Provided data start

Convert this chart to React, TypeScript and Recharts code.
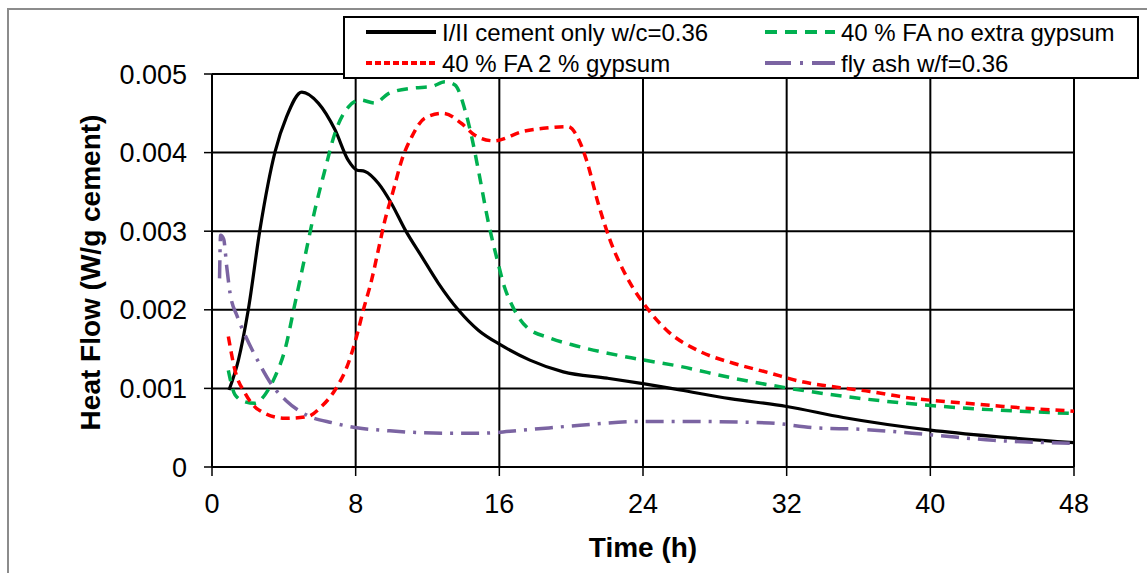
import React from "react";
import { LineChart, Line, XAxis, YAxis, CartesianGrid } from "recharts";

// heat flow curves, [time h, W/g cement]
const cementOnly: [number, number][] = [
  [0.95, 0.00098], [1.47, 0.00136], [2.02, 0.002], [2.67, 0.00302], [3.51, 0.00401],
  [4.16, 0.00446], [5.0, 0.00477], [5.92, 0.00463], [6.85, 0.00429], [7.59, 0.0039],
  [8.05, 0.00378], [8.52, 0.00376], [9.26, 0.00361], [10.0, 0.00335], [10.75, 0.00302],
  [11.67, 0.00268], [12.6, 0.00234], [13.71, 0.002], [14.83, 0.00174], [16.1, 0.00155],
  [17.7, 0.00136], [19.56, 0.00121], [22.0, 0.00113], [24.0, 0.00106], [26.06, 0.00098],
  [28.84, 0.00087], [32.0, 0.00077], [35.15, 0.00063], [40.0, 0.00047], [43.5, 0.00039],
  [48.0, 0.00031],
];

const faNoGypsum: [number, number][] = [
  [0.91, 0.00123], [1.28, 0.00092], [1.84, 0.00083], [2.39, 0.00081], [2.95, 0.00092],
  [3.51, 0.00115], [4.06, 0.00149], [4.62, 0.00208], [5.18, 0.00268], [5.73, 0.00327],
  [6.29, 0.00378], [6.85, 0.00425], [7.59, 0.00458], [8.24, 0.00467], [9.08, 0.00463],
  [9.82, 0.00475], [11.12, 0.00482], [12.23, 0.00484], [12.97, 0.0049], [13.53, 0.00486],
  [14.09, 0.00454], [14.46, 0.0042], [14.83, 0.00378], [15.4, 0.0031], [15.9, 0.00262],
  [16.3, 0.00228], [16.7, 0.00206], [17.52, 0.00178], [18.82, 0.00164], [20.3, 0.00154],
  [23.09, 0.0014], [26.06, 0.00128], [29.03, 0.00113], [32.18, 0.001], [35.15, 0.0009],
  [39.6, 0.00079], [43.3, 0.00073], [48.0, 0.00068],
];

const faGypsum: [number, number][] = [
  [0.91, 0.00166], [1.28, 0.00123], [1.84, 0.00094], [2.58, 0.00073], [4.06, 0.00062],
  [5.3, 0.00064], [6.1, 0.00077], [6.85, 0.00098], [7.59, 0.00132], [8.05, 0.00166],
  [8.43, 0.002], [8.89, 0.00238], [9.26, 0.00276], [9.63, 0.00314], [10.1, 0.00352],
  [10.56, 0.0039], [11.12, 0.0042], [11.86, 0.00444], [12.88, 0.0045], [13.9, 0.00437],
  [14.64, 0.00422], [15.7, 0.00415], [17.33, 0.00427], [18.45, 0.00431], [19.84, 0.00433],
  [20.3, 0.00422], [20.86, 0.0039], [21.51, 0.00335], [22.16, 0.00289], [23.09, 0.00242],
  [24.3, 0.002], [25.32, 0.00174], [27.17, 0.00147], [29.03, 0.00132], [31.0, 0.0012],
  [32.74, 0.00109], [34.97, 0.00101], [36.64, 0.00096], [38.5, 0.00089], [42.02, 0.00081],
  [44.06, 0.00077], [48.0, 0.00071],
];

const flyAsh: [number, number][] = [
  [0.42, 0.0024], [0.48, 0.00295], [0.65, 0.0029], [0.82, 0.00255], [1.0, 0.00222],
  [1.4, 0.00192], [1.86, 0.00167], [2.58, 0.00134], [3.41, 0.00102], [4.1, 0.00085],
  [5.27, 0.00066], [6.75, 0.00056], [8.05, 0.0005], [9.9, 0.00046], [13.0, 0.00043],
  [15.0, 0.00043], [17.33, 0.00047], [20.49, 0.00053], [23.83, 0.00058], [26.06, 0.00058],
  [31.07, 0.00056], [33.48, 0.0005], [36.08, 0.00048], [40.0, 0.00041], [43.5, 0.00034],
  [48.0, 0.0003],
];

const timeTicks = [0, 8, 16, 24, 32, 40, 48];
const flowTicks = [0, 0.001, 0.002, 0.003, 0.004, 0.005];

const seriesNames = [
  "I/II cement only w/c=0.36",
  "40 % FA no extra gypsum",
  "40 % FA 2 % gypsum",
  "fly ash w/f=0.36",
];

const toPoints = (pairs: [number, number][]) => pairs.map(([t, flow]) => ({ t, flow }));

const series = [
  { name: seriesNames[0], data: toPoints(cementOnly), color: "#000000", dash: undefined, legendDash: undefined, width: 3.2 },
  { name: seriesNames[1], data: toPoints(faNoGypsum), color: "#00B050", dash: "11 8", legendDash: "12 8", width: 3.5 },
  { name: seriesNames[2], data: toPoints(faGypsum), color: "#FF0000", dash: "9 6", legendDash: "6 3", width: 3.5 },
  { name: seriesNames[3], data: toPoints(flyAsh), color: "#7B64A2", dash: "18 8 3 8", legendDash: "26 9 3 9", width: 3.5 },
];

const FONT = "'Liberation Sans', Arial, sans-serif";

function ChartLegend() {
  // two columns, two rows: cement | FA no gypsum, FA gypsum | fly ash
  const slots = [
    { s: series[0], x: 23, y: 16 },
    { s: series[1], x: 422, y: 16 },
    { s: series[2], x: 23, y: 47 },
    { s: series[3], x: 422, y: 47 },
  ];
  return (
    <svg width={796} height={63} style={{ position: "absolute", left: 343, top: 16 }}>
      <rect x={1} y={1} width={794} height={61} fill="#fff" stroke="#000" strokeWidth={2} />
      {slots.map(({ s, x, y }) => (
        <g key={s.name}>
          <line x1={x} x2={x + 70} y1={y} y2={y} stroke={s.color} strokeWidth={4} strokeDasharray={s.legendDash} />
          <text x={x + 76} y={y + 8.5} fontSize={24} fontFamily={FONT} fill="#000">
            {s.name}
          </text>
        </g>
      ))}
    </svg>
  );
}

export default function App() {
  return (
    <div
      style={{
        position: "absolute",
        left: 0,
        top: 0,
        width: 1147,
        height: 573,
        overflow: "hidden",
        background: "#fff",
        fontFamily: FONT,
      }}
    >
      <div
        style={{
          position: "absolute",
          left: 7,
          top: 8,
          width: 1200,
          height: 640,
          border: "2px solid #8c8c8c",
        }}
      />
      <div style={{ position: "absolute", left: 0, top: 0 }}>
        <LineChart width={1147} height={573} margin={{ top: 74, right: 73, left: 0, bottom: 26 }}>
          <CartesianGrid stroke="#000" strokeWidth={2} />
          <XAxis
            dataKey="t"
            type="number"
            domain={[0, 48]}
            ticks={timeTicks}
            interval={0}
            allowDuplicatedCategory={false}
            height={80}
            tickSize={9}
            tickMargin={18}
            axisLine={{ stroke: "#000", strokeWidth: 2 }}
            tickLine={{ stroke: "#000", strokeWidth: 1.5 }}
            tick={{ fill: "#000", fontSize: 27, fontFamily: FONT }}
            label={{
              content: ({ viewBox }: any) => (
                <text
                  x={viewBox.x + viewBox.width / 2}
                  y={viewBox.y + 90}
                  textAnchor="middle"
                  fontSize={28}
                  fontWeight="bold"
                  fontFamily={FONT}
                  fill="#000"
                >
                  Time (h)
                </text>
              ),
            }}
          />
          <YAxis
            type="number"
            domain={[0, 0.005]}
            ticks={flowTicks}
            interval={0}
            width={212}
            tickSize={8}
            tickMargin={17}
            tickFormatter={(v: number) => (v === 0 ? "0" : v.toFixed(3))}
            axisLine={{ stroke: "#000", strokeWidth: 2 }}
            tickLine={{ stroke: "#000", strokeWidth: 1.5 }}
            tick={{ fill: "#000", fontSize: 27, fontFamily: FONT }}
            label={{
              content: ({ viewBox }: any) => {
                const cx = 100;
                const cy = viewBox.y + viewBox.height / 2 + 2;
                return (
                  <text
                    x={cx}
                    y={cy}
                    transform={`rotate(-90 ${cx} ${cy})`}
                    textAnchor="middle"
                    fontSize={28}
                    fontWeight="bold"
                    fontFamily={FONT}
                    fill="#000"
                  >
                    Heat Flow (W/g cement)
                  </text>
                );
              },
            }}
          />
          {series.map((s) => (
            <Line
              key={s.name}
              data={s.data}
              dataKey="flow"
              name={s.name}
              type="monotone"
              stroke={s.color}
              strokeWidth={s.width}
              strokeDasharray={s.dash}
              dot={false}
              activeDot={false}
              isAnimationActive={false}
            />
          ))}
        </LineChart>
      </div>
      <ChartLegend />
    </div>
  );
}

Provided data end

Report the number of lines that contain "React", with no other words.

Problem solution: 2